Hi experts,
I have a problem with latencys where I need some help.
My setup:
I have a blade chassis with several blade servers from Fujitsu. The chassis contains two 10GbE switches with multiple external ports.
For the ESXi 5 hosts this means, each server have 2 10GbE nics.
The blade switches have each one 10Gbit uplink to our LAN (each to a different Cisco switch, stack configuration).
As shared storage we have a EMC CX4 120 (latest flare code). Each storage processor is connected via iSCSI to each of the blade switches. Each storage processor has two ports. Means that each SP is connected with port A to blade switch 1 and with port B to blade switch 2. So overall it´s an full redundant setup and everything is working fine so far.
I think I can describe my problem best with our backup szenario (using Veeam B&R 6).

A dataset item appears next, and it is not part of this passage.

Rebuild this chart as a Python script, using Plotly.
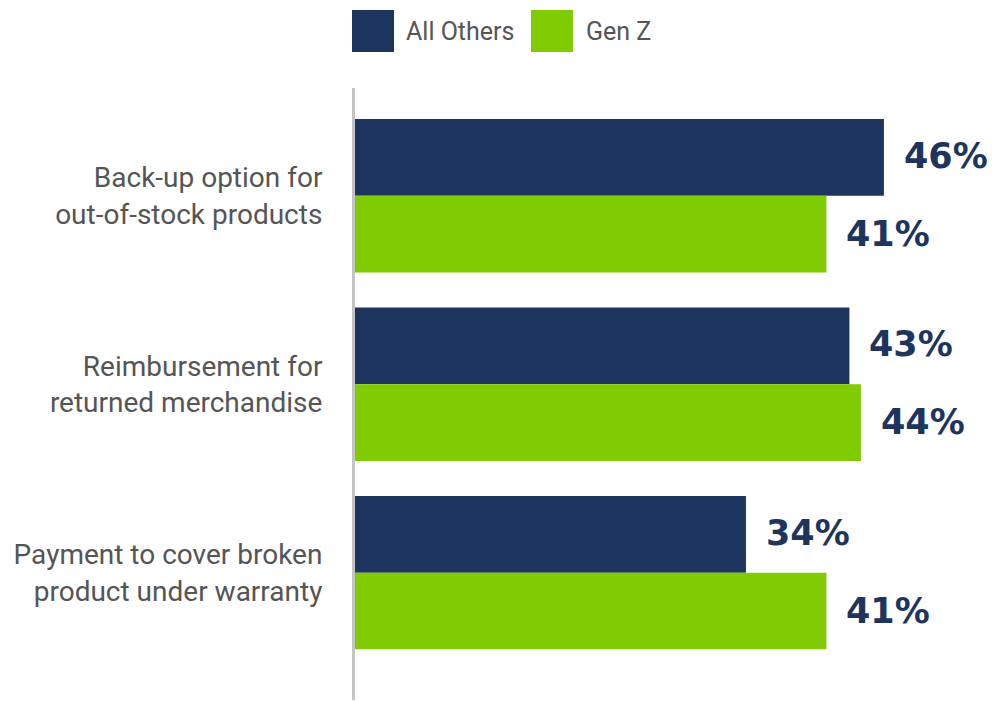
import plotly.graph_objects as go

categories = ["Back-up option for<br>out-of-stock products",
              "Reimbursement for<br>returned merchandise",
              "Payment to cover broken<br>product under warranty"]
series_names = ["All Others", "Gen Z"]
all_others = [46, 43, 34]
gen_z = [41, 44, 41]

NAVY = "#1d355e"
GREEN = "#80cc00"
GRAY = "#555555"
LABEL_FONT = "Roboto, sans-serif"
VALUE_FONT = "DejaVu Sans, Verdana, sans-serif"

fig = go.Figure()
for name, vals, col in [(series_names[0], all_others, NAVY), (series_names[1], gen_z, GREEN)]:
    fig.add_trace(go.Bar(
        y=categories, x=vals, name=name, orientation="h",
        marker=dict(color=col, line=dict(width=0)),
        showlegend=False, hoverinfo="x+name",
    ))

fig.update_layout(
    width=992, height=701,
    margin=dict(l=355, r=0, t=88, b=1),
    paper_bgcolor="white", plot_bgcolor="white",
    barmode="group", bargap=0.186, bargroupgap=0,
    xaxis=dict(range=[0, 55.4], visible=False, fixedrange=True),
    yaxis=dict(
        categoryorder="array", categoryarray=categories,
        range=[2.676, -0.572], automargin=False,
        showline=True, linecolor="#c4c4c4", linewidth=3,
        showgrid=False, zeroline=False, ticks="",
        ticklabelstandoff=24,
        tickfont=dict(family=LABEL_FONT, size=28, color=GRAY),
    ),
)

# value labels, placed from data through axis coordinates
annotations = []
for idx, vals in enumerate([all_others, gen_z]):
    for i, v in enumerate(vals):
        annotations.append(dict(
            x=v, y=categories[i], xref="x", yref="y",
            text=f"<b>{v}%</b>", showarrow=False,
            xanchor="left", yanchor="middle",
            xshift=18, yshift=(40 if idx == 0 else -38),
            font=dict(family=VALUE_FONT, size=35, color=NAVY),
        ))

# legend drawn manually with square swatches
legend_items = [(series_names[0], NAVY, 352, 404), (series_names[1], GREEN, 531, 584)]
shapes = []
for name, col, sx, tx in legend_items:
    shapes.append(dict(type="rect", xref="paper", yref="paper",
                       x0=(sx - 355) / 637, x1=(sx + 42 - 355) / 637,
                       y0=(701 - 1 - 52) / 612, y1=(701 - 1 - 10) / 612,
                       fillcolor=col, line=dict(width=0), layer="above"))
    annotations.append(dict(x=(tx - 355) / 637, y=(701 - 1 - 31) / 612,
                            xref="paper", yref="paper", text=name, showarrow=False,
                            xanchor="left", yanchor="middle",
                            font=dict(family=LABEL_FONT, size=25, color=GRAY)))

fig.update_layout(annotations=annotations, shapes=shapes)
fig.write_html("out.html")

Veeam is running as a VM and has some dedicated Raid Groups (SATA Storage) as backup repository on the EMC system.
Now when I run a job, which backups a VM located on "LUN-A" (FC 15k Storage) to "LUN-C" (SATA Storage - Backup repository) I see high write latency on LUN-C. Of course thats normal because the slow SATA storage is the bottleneck in this setup, so it´s write performance is used nearly 100% all the time (which is not a problem for us because all the jobs are still fast enough for our environment).
No what I don´t really get is why I also get high write latencys on all my other (around 20) LUNs connected to the ESXi hosts. The latency is not as high as the backup LUN with ~100ms avg, but also increase to ~30-40ms avg (with much higher peaks). This LUNs are physical totally seperated (different raidgroup, different spindels).
By fact I am just getting a wirte performance of 40MB/s on my slow SATA Raid6, I don´t understand why the whole environment is affected. Any ideas where I can start troubleshooting?
I already checked the load of the storage processors, which are far away from being overloaded.
Same szenario I can see when I clone a VM for example. Here I also see high latency on all my luns and not just on the LUNs which are involved for the clone process (source & target).
Thanks for every tip!
Regards,
Peter